Here are a few things you can do to clean up your swing:
— It is a swing, not a squat. Let’s get this out of the way now… A KB swing, is not, should not, and never will be, a squat. If you are squatting your swing, you are doing a squat, with a front raise.
Many people make the mistake of “breaking” with the knees first, turning it into more of a squat pattern. For a swing, you want to hinge with the hips first.
Allow the KB to be an extension of your arms, all the power produced from your hips is going to propel the KB up and away from your hips; think pendulum motion.
Hip Hinge = Maximal hip bend – Minimal knee bend
Squat = Maximal hip bend – Maximal knee bend
— Attack the groin. “Attack the groin” is referring to keeping the kettle bell close to your body and away from the ground at the bottom part of your swing.
The closer the kettle bell is to the ground, the further it will be from your centre of mass, meaning the more sheer force loading on your back. Think of holding a weight close to your chest, now push it out away from you, which is harder?

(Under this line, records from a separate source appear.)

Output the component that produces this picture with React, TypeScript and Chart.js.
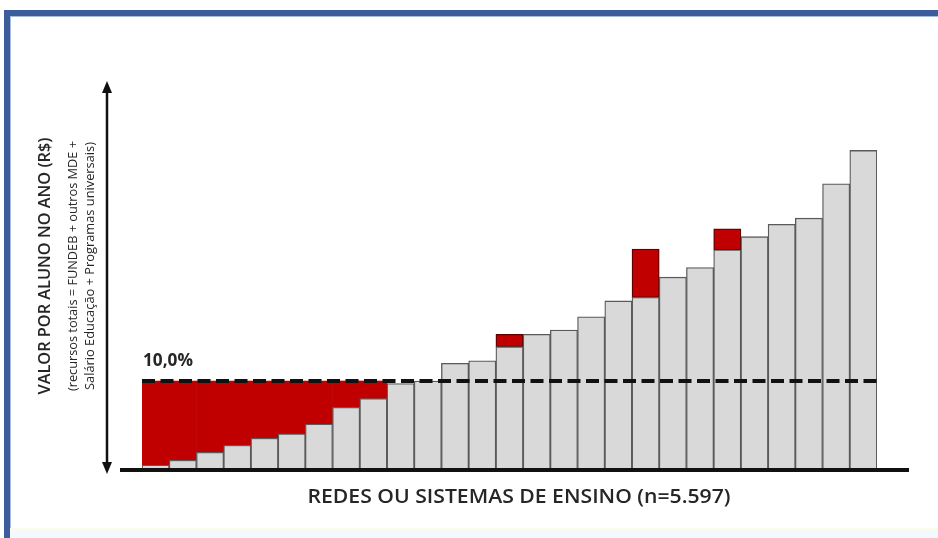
import { useEffect, useRef } from "react";
import { Chart, registerables } from "chart.js";

Chart.register(...registerables);

// ---- data (arbitrary units, threshold line = 10) ----
const categories = [
  "1", "2", "3", "4", "5", "6", "7", "8", "9", "10", "11", "12", "13", "14",
  "15", "16", "17", "18", "19", "20", "21", "22", "23", "24", "25", "26", "27",
];
const baseValues = [
  0.45, 1.0, 1.9, 2.7, 3.5, 4.0, 5.1, 7.0, 8.0, 9.7, 10.0, 12.0, 12.3, 13.9,
  15.3, 15.8, 17.3, 19.1, 19.5, 21.8, 22.9, 24.9, 26.4, 27.8, 28.5, 32.4, 36.2,
];
const topUpValues = [
  9.55, 9.0, 8.1, 7.3, 6.5, 6.0, 4.9, 3.0, 2.0, 0, 0, 0, 0, 1.4,
  0, 0, 0, 0, 5.5, 0, 0, 2.4, 0, 0, 0, 0, 0,
];
const thresholdValue = 10;
const thresholdLabel = "10,0%";
const xTitle = "REDES OU SISTEMAS DE ENSINO (n=5.597)";
const yTitleLines = [
  "VALOR POR ALUNO NO ANO (R$)",
  "(recursos totais = FUNDEB + outros MDE +",
  "Salário Educação + Programas universais)",
];

const FAMILY = '"Open Sans", "Liberation Sans", sans-serif';

// draw text at a given font size, squeezed horizontally to a target width
function drawFitted(
  ctx: CanvasRenderingContext2D,
  text: string,
  weight: string,
  size: number,
  width: number,
  x: number,
  y: number,
  align: CanvasTextAlign
) {
  ctx.save();
  ctx.font = `${weight} ${size}px ${FAMILY}`;
  const w = ctx.measureText(text).width;
  const sx = width / w;
  ctx.translate(x, y);
  ctx.scale(sx, 1);
  ctx.textAlign = align;
  ctx.textBaseline = "alphabetic";
  ctx.fillText(text, 0, 0);
  ctx.restore();
}

const decorPlugin = {
  id: "decor",
  beforeDraw(chart: any) {
    const ctx: CanvasRenderingContext2D = chart.ctx;
    const W = chart.width;
    const H = chart.height;
    ctx.save();
    ctx.fillStyle = "#ffffff";
    ctx.fillRect(0, 0, W, H);
    // frame
    ctx.fillStyle = "#3d5c9c";
    ctx.fillRect(4, 10, W - 4, 6);
    ctx.fillRect(4, 10, 6, H - 10);
    ctx.fillStyle = "#a9bbdc";
    ctx.fillRect(10, 16, W - 10, 1);
    ctx.fillRect(10, 16, 1, H - 16);
    ctx.fillStyle = "#fdfbe8";
    ctx.fillRect(10, 528, W - 10, 2);
    ctx.fillStyle = "#f1f9fc";
    ctx.fillRect(10, 530, W - 10, H - 530);
    ctx.restore();
  },
  afterDatasetsDraw(chart: any) {
    const ctx: CanvasRenderingContext2D = chart.ctx;
    const area = chart.chartArea;
    const yScale = chart.scales.y;
    const yT = yScale.getPixelForValue(thresholdValue);
    ctx.save();
    // dashed threshold line
    ctx.strokeStyle = "#111111";
    ctx.lineWidth = 4;
    ctx.setLineDash([13, 5.5]);
    ctx.beginPath();
    ctx.moveTo(area.left, yT);
    ctx.lineTo(area.right + 5, yT);
    ctx.stroke();
    ctx.setLineDash([]);

    // baseline
    const y0 = yScale.getPixelForValue(0);
    ctx.fillStyle = "#111111";
    ctx.fillRect(120, y0 - 1, 789, 4);

    // vertical double arrow
    const ax = 107;
    const topTip = 81;
    const botTip = 474;
    ctx.strokeStyle = "#111111";
    ctx.lineWidth = 2.5;
    ctx.beginPath();
    ctx.moveTo(ax, topTip + 8);
    ctx.lineTo(ax, botTip - 8);
    ctx.stroke();
    ctx.beginPath();
    ctx.moveTo(ax, topTip);
    ctx.lineTo(ax - 5, topTip + 12);
    ctx.lineTo(ax + 5, topTip + 12);
    ctx.closePath();
    ctx.fill();
    ctx.beginPath();
    ctx.moveTo(ax, botTip);
    ctx.lineTo(ax - 5, botTip - 12);
    ctx.lineTo(ax + 5, botTip - 12);
    ctx.closePath();
    ctx.fill();

    // threshold label
    ctx.fillStyle = "#262626";
    drawFitted(ctx, thresholdLabel, "700", 17, 50, area.left + 1, yT - 15, "left");

    // x title
    drawFitted(ctx, xTitle, "600", 20, 423, 519, 503, "center");

    // y titles (rotated), baseline positions on x
    const cols = [50, 77, 94];
    const widths = [257, 250, 248];
    const sizes = [15.5, 13.5, 13.5];
    const weights = ["600", "400", "400"];
    yTitleLines.forEach((line, i) => {
      ctx.save();
      ctx.translate(cols[i], 266);
      ctx.rotate(-Math.PI / 2);
      drawFitted(ctx, line, weights[i], sizes[i], widths[i], 0, 0, "center");
      ctx.restore();
    });
    ctx.restore();
  },
};

export default function App() {
  const canvasRef = useRef<HTMLCanvasElement | null>(null);

  useEffect(() => {
    const canvas = canvasRef.current;
    if (!canvas) return;
    const chart = new Chart(canvas, {
      type: "bar",
      data: {
        labels: categories,
        datasets: [
          {
            label: "Valor por aluno",
            data: baseValues,
            backgroundColor: "#d9d9d9",
            borderColor: "#5a5a5a",
            borderWidth: 1.3,
            borderSkipped: "bottom",
            categoryPercentage: 1,
            barPercentage: 1,
          },
          {
            label: "Complementação",
            data: topUpValues,
            backgroundColor: "#c00000",
            borderColor: "#5e0000",
            borderWidth: (c: any) => (c.dataIndex < 9 ? 0 : 1.3),
            borderSkipped: false,
            categoryPercentage: 1,
            barPercentage: 1,
          },
        ],
      },
      options: {
        responsive: false,
        animation: false,
        layout: { padding: { left: 142, right: 61, top: 117, bottom: 69 } },
        plugins: { legend: { display: false }, tooltip: { enabled: false } },
        scales: {
          x: { stacked: true, display: false, grid: { display: false } },
          y: { stacked: true, display: false, min: 0, max: 40, grid: { display: false } },
        },
      },
      plugins: [decorPlugin],
    } as any);
    return () => chart.destroy();
  }, []);

  return (
    <div style={{ position: "absolute", left: 0, top: 0, width: 938, height: 538 }}>
      <canvas ref={canvasRef} width={938} height={538} style={{ display: "block" }} />
    </div>
  );
}
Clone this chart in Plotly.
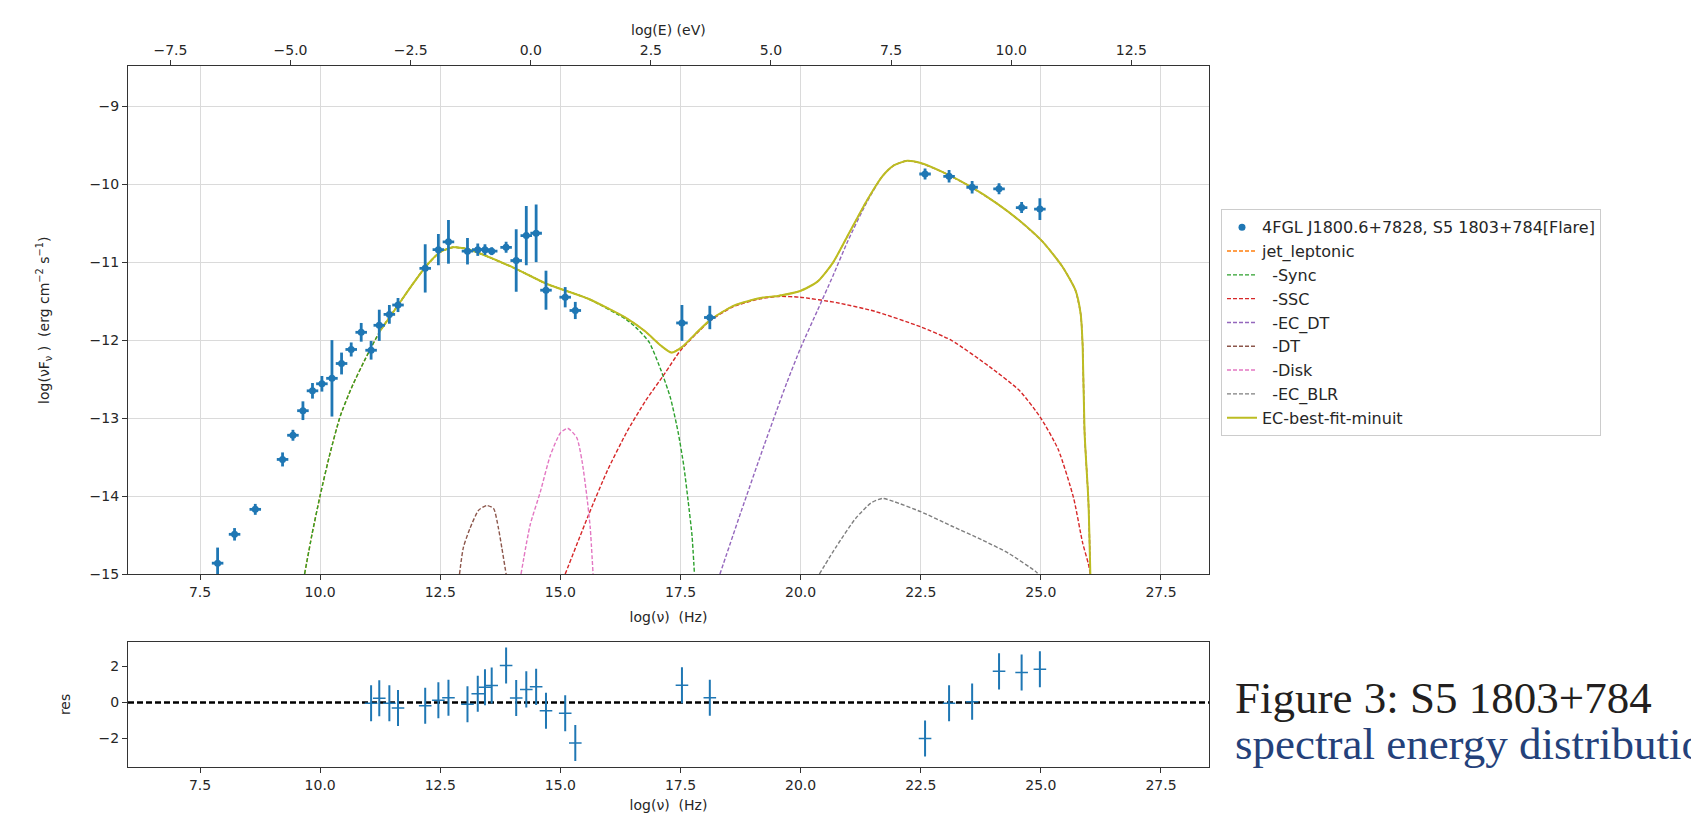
import plotly.graph_objects as go

# ---------------- data ----------------
nu_data = [7.865, 8.218, 8.649, 9.217, 9.433, 9.641, 9.840, 10.036, 10.245, 10.445,
           10.646, 10.854, 11.060, 11.230, 11.440, 11.620, 12.186, 12.460, 12.670, 13.066,
           13.280, 13.430, 13.570, 13.870, 14.080, 14.290, 14.495, 14.700, 15.100, 15.310,
           17.530, 18.110, 22.590, 23.090, 23.570, 24.130, 24.600, 24.980]
flux_data = [-14.86, -14.49, -14.17, -13.53, -13.22, -12.905, -12.65, -12.56, -12.49, -12.30,
             -12.12, -11.90, -12.13, -11.81, -11.67, -11.55, -11.08, -10.84, -10.74, -10.86,
             -10.84, -10.84, -10.86, -10.81, -10.98, -10.66, -10.63, -11.36, -11.45, -11.62,
             -11.78, -11.71, -9.87, -9.90, -10.04, -10.06, -10.30, -10.32]
flux_err = [0.20, 0.08, 0.07, 0.09, 0.07, 0.12, 0.10, 0.10, 0.49, 0.14,
            0.09, 0.12, 0.12, 0.20, 0.12, 0.09, 0.31, 0.20, 0.28, 0.17,
            0.08, 0.07, 0.05, 0.07, 0.40, 0.38, 0.37, 0.25, 0.13, 0.11,
            0.23, 0.15, 0.07, 0.08, 0.08, 0.07, 0.07, 0.14]
nu_err = [0.12] * len(nu_data)

fit_min_nu = 11.0
residuals = [-0.04, 0.24, -0.04, -0.30, -0.18, 0.13, 0.27, -0.09, 0.49, 0.85,
             0.95, 2.05, 0.25, 0.73, 0.87, -0.45, -0.60, -2.24, 0.96, 0.27,
             -2.00, -0.04, 0.05, 1.73, 1.67, 1.85]
res_err = [1.0] * len(residuals)

total_x = [9.675, 9.83, 10.0, 10.21, 10.42, 10.66, 10.94, 11.25, 11.60, 11.94, 12.22, 12.50,
           12.77, 13.05, 13.33, 14.02, 14.72, 15.58, 16.38, 16.77, 17.09, 17.31, 17.53, 17.81,
           18.12, 18.60, 19.16, 19.55, 19.99, 20.35, 20.67, 20.99, 21.38, 21.70, 21.94, 22.22,
           22.50, 22.97, 23.53, 24.09, 24.56, 25.04, 25.44, 25.72, 25.83, 25.87, 25.91, 25.99, 26.03]
total_y = [-15.0, -14.49, -13.99, -13.44, -12.97, -12.60, -12.24, -11.88, -11.57, -11.27, -11.04, -10.87,
           -10.81, -10.83, -10.89, -11.07, -11.28, -11.47, -11.72, -11.89, -12.07, -12.16, -12.09, -11.92,
           -11.74, -11.56, -11.46, -11.43, -11.37, -11.25, -11.01, -10.65, -10.21, -9.90, -9.76, -9.70,
           -9.73, -9.85, -10.03, -10.25, -10.47, -10.74, -11.05, -11.36, -11.67, -12.07, -13.18, -14.07, -15.0]

sync_x = [9.675, 9.83, 10.0, 10.21, 10.42, 10.66, 10.94, 11.25, 11.60, 11.94, 12.22, 12.50, 12.77,
          13.05, 13.33, 14.02, 14.72, 15.58, 16.38, 16.61, 16.85, 17.09, 17.29, 17.45, 17.57,
          17.66, 17.74, 17.79]
sync_y = [-15.0, -14.49, -13.99, -13.44, -12.97, -12.60, -12.24, -11.88, -11.57, -11.27, -11.04,
          -10.87, -10.81, -10.83, -10.89, -11.07, -11.28, -11.47, -11.74, -11.86, -12.03, -12.38,
          -12.74, -13.18, -13.62, -14.07, -14.51, -15.0]

ssc_x = [15.10, 15.58, 15.98, 16.38, 16.77, 17.17, 17.49, 17.81, 18.12, 18.60, 19.16, 19.55, 19.99,
         20.75, 21.54, 22.50, 23.13, 23.93, 24.56, 25.00, 25.36, 25.68, 25.87, 25.99, 26.03]
ssc_y = [-15.0, -14.25, -13.67, -13.18, -12.78, -12.43, -12.14, -11.93, -11.75, -11.57, -11.47,
         -11.44, -11.45, -11.52, -11.63, -11.83, -12.0, -12.34, -12.65, -13.0, -13.40, -14.02,
         -14.60, -14.87, -15.0]

ecdt_x = [18.32, 18.76, 19.24, 19.71, 20.00, 20.35, 20.67, 20.99, 21.38, 21.70, 21.94, 22.22, 22.50,
          22.97, 23.53, 24.09, 24.56, 25.04, 25.44, 25.72, 25.83, 25.87, 25.91, 25.99, 26.03]
ecdt_y = [-15.0, -14.20, -13.35, -12.55, -12.10, -11.62, -11.18, -10.72, -10.23, -9.90, -9.76, -9.70,
          -9.73, -9.85, -10.03, -10.25, -10.47, -10.74, -11.05, -11.36, -11.67, -12.07, -13.18,
          -14.07, -15.0]

dt_x = [12.90, 12.98, 13.12, 13.30, 13.47, 13.61, 13.71, 13.78, 13.87]
dt_y = [-15.0, -14.66, -14.41, -14.18, -14.12, -14.16, -14.41, -14.66, -15.0]

disk_x = [14.18, 14.37, 14.58, 14.79, 15.00, 15.15, 15.34, 15.45, 15.55, 15.62, 15.68]
disk_y = [-15.0, -14.37, -13.95, -13.48, -13.19, -13.13, -13.25, -13.55, -14.0, -14.4, -15.0]

blr_x = [20.39, 20.75, 21.14, 21.46, 21.70, 21.94, 22.50, 23.13, 23.77, 24.32, 24.88, 24.95]
blr_y = [-15.0, -14.64, -14.29, -14.09, -14.03, -14.07, -14.20, -14.38, -14.56, -14.73, -14.96, -15.0]

LOG_H_EV = -14.383  # log10(h) in eV s, for the top energy axis
x_range = [6.0, 28.5]

# ---------------- figure ----------------
FONT = "DejaVu Sans"
TXT = "#262626"
fig = go.Figure()

def dashed(x, y, name, color, rank):
    fig.add_trace(go.Scatter(x=x, y=y, mode="lines", name=name, legendrank=rank,
                             line=dict(color=color, width=1.4, dash="4px,2px", shape="spline", smoothing=0.6),
                             xaxis="x", yaxis="y"))

dashed(total_x, total_y, "jet_leptonic", "#ff7f0e", 2)
dashed(sync_x, sync_y, "  -Sync", "#2ca02c", 3)
dashed(ssc_x, ssc_y, "  -SSC", "#d62728", 4)
dashed(ecdt_x, ecdt_y, "  -EC_DT", "#9467bd", 5)
dashed(dt_x, dt_y, "  -DT", "#8c564b", 6)
dashed(disk_x, disk_y, "  -Disk", "#e377c2", 7)
dashed(blr_x, blr_y, "  -EC_BLR", "#7f7f7f", 8)

fit_x = [x for x in total_x if x >= fit_min_nu]
fit_y = [y for x, y in zip(total_x, total_y) if x >= fit_min_nu]
fig.add_trace(go.Scatter(x=fit_x, y=fit_y, mode="lines", name="EC-best-fit-minuit", legendrank=9,
                         line=dict(color="#bcbd22", width=2, shape="spline", smoothing=0.6),
                         xaxis="x", yaxis="y"))

fig.add_trace(go.Scatter(x=nu_data, y=flux_data, mode="markers",
                         name="4FGL J1800.6+7828, S5 1803+784[Flare]", legendrank=1,
                         marker=dict(color="#1f77b4", size=7, symbol="circle"),
                         error_y=dict(type="data", array=flux_err, color="#1f77b4", thickness=2.8, width=0),
                         error_x=dict(type="data", array=nu_err, color="#1f77b4", thickness=2.8, width=0),
                         xaxis="x", yaxis="y"))

# same points expressed in energy, invisible, so that the top energy axis is drawn
fig.add_trace(go.Scatter(x=[v + LOG_H_EV for v in nu_data], y=flux_data, mode="markers",
                         marker=dict(opacity=0), showlegend=False, hoverinfo="skip",
                         xaxis="x3", yaxis="y"))

res_x = [x for x in nu_data if x >= fit_min_nu]
fig.add_trace(go.Scatter(x=res_x, y=residuals, mode="markers", showlegend=False,
                         marker=dict(color="#1f77b4", size=9, symbol="line-ew",
                                     line=dict(color="#1f77b4", width=1.5)),
                         error_y=dict(type="data", array=res_err, color="#1f77b4", thickness=2, width=0),
                         xaxis="x2", yaxis="y2"))

OFF = 8  # page body margin
W, H = 1699 - 2 * OFF, 821 - 2 * OFF
def px(xl, xr):
    return [(xl - OFF) / W, (xr - OFF) / W]
def py(top, bottom):
    return [1 - (bottom - OFF) / H, 1 - (top - OFF) / H]
def pyv(y):
    return 1 - (y - OFF) / H
def pxv(x):
    return (x - OFF) / W

axis_common = dict(showline=True, mirror=True, linecolor="#333333", linewidth=1.2,
                   ticks="outside", ticklen=5, tickcolor="#333333", zeroline=False,
                   tickfont=dict(family=FONT, size=14, color=TXT))

fig.update_layout(
    width=W, height=H,
    margin=dict(l=0, r=0, t=0, b=0),
    paper_bgcolor="white", plot_bgcolor="white",
    font=dict(family=FONT, size=14, color=TXT),
    xaxis=dict(domain=px(128, 1209), anchor="y", range=x_range, dtick=2.5, tick0=0,
               tickformat=".1f", showgrid=True, gridcolor="#dadada", gridwidth=1,
               title=dict(text="log(ν)  (Hz)", standoff=13, font=dict(family=FONT, size=14, color=TXT)),
               **axis_common),
    yaxis=dict(domain=py(68, 590), anchor="x", range=[-15, -8.49], dtick=1,
               showgrid=True, gridcolor="#dadada", gridwidth=1,
               title=dict(text="log(νF<sub>ν</sub> )  (erg cm<sup>−2</sup> s<sup>−1</sup>)", standoff=36,
                          font=dict(family=FONT, size=14, color=TXT)),
               **axis_common),
    xaxis3=dict(overlaying="x", side="top", anchor="y",
                range=[x_range[0] + LOG_H_EV, x_range[1] + LOG_H_EV], dtick=2.5, tick0=0,
                tickformat=".1f", showgrid=False, **axis_common),
    xaxis2=dict(domain=px(128, 1209), anchor="y2", range=x_range, dtick=2.5, tick0=0,
                tickformat=".1f", showgrid=False,
                title=dict(text="log(ν)  (Hz)", standoff=11, font=dict(family=FONT, size=14, color=TXT)),
                **axis_common),
    yaxis2=dict(domain=py(660, 788), anchor="x2", range=[-3.56, 3.35], dtick=2, showgrid=False,
                title=dict(text="res", standoff=24, font=dict(family=FONT, size=14, color=TXT)),
                **axis_common),
    legend=dict(x=pxv(1221), y=pyv(215), xanchor="left", yanchor="top",
                bgcolor="white", bordercolor="#cccccc", borderwidth=1,
                font=dict(family=FONT, size=16, color=TXT), tracegroupgap=0, itemwidth=30),
    shapes=[dict(type="line", xref="x2 domain", yref="y2", x0=0, x1=1, y0=0, y1=0,
                 line=dict(color="black", width=2.6, dash="6px,3px"), layer="below")],
    annotations=[
        dict(text="log(E) (eV)", xref="x domain", yref="y domain", x=0.5, y=1, yshift=36,
             xanchor="center", yanchor="middle", showarrow=False,
             font=dict(family=FONT, size=14, color=TXT)),
        dict(text="Figure 3: S5 1803+784", xref="paper", yref="paper", x=pxv(1233), y=pyv(717),
             xanchor="left", yanchor="middle", showarrow=False,
             font=dict(family="Liberation Serif", size=45, color="#231f20")),
        dict(text="spectral energy distribution", xref="paper", yref="paper", x=pxv(1233), y=pyv(765),
             xanchor="left", yanchor="middle", showarrow=False,
             font=dict(family="Liberation Serif", size=45, color="#24417a")),
    ],
)

fig.write_html("out.html")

We want to stay compound within our movement, while still beyond mobile and powerful – think fluid. “Be water, my friends.” – Bruce Lee
— Timing… don’t break too soon. A common mistake we see is when people “break” at the hips before the KB has come close enough to the hips. Try and absorb the KB as it comes into the hips. Think of it as “loading the hips” and then blasting through, leading from the hips.
Breaking at the hips too soon, will cause the KB to have to “catch up” with your hips, meaning they are not flowing in sync (Bye Bye Bye). If the KB has to catch up with your hips, this means that your hips will simply be “waiting” for the KB at the end point of the movement which will require a lot of strength to corral the KB. This will put a lot of sheer force on the body, mainly the lower back to help absorb the impact.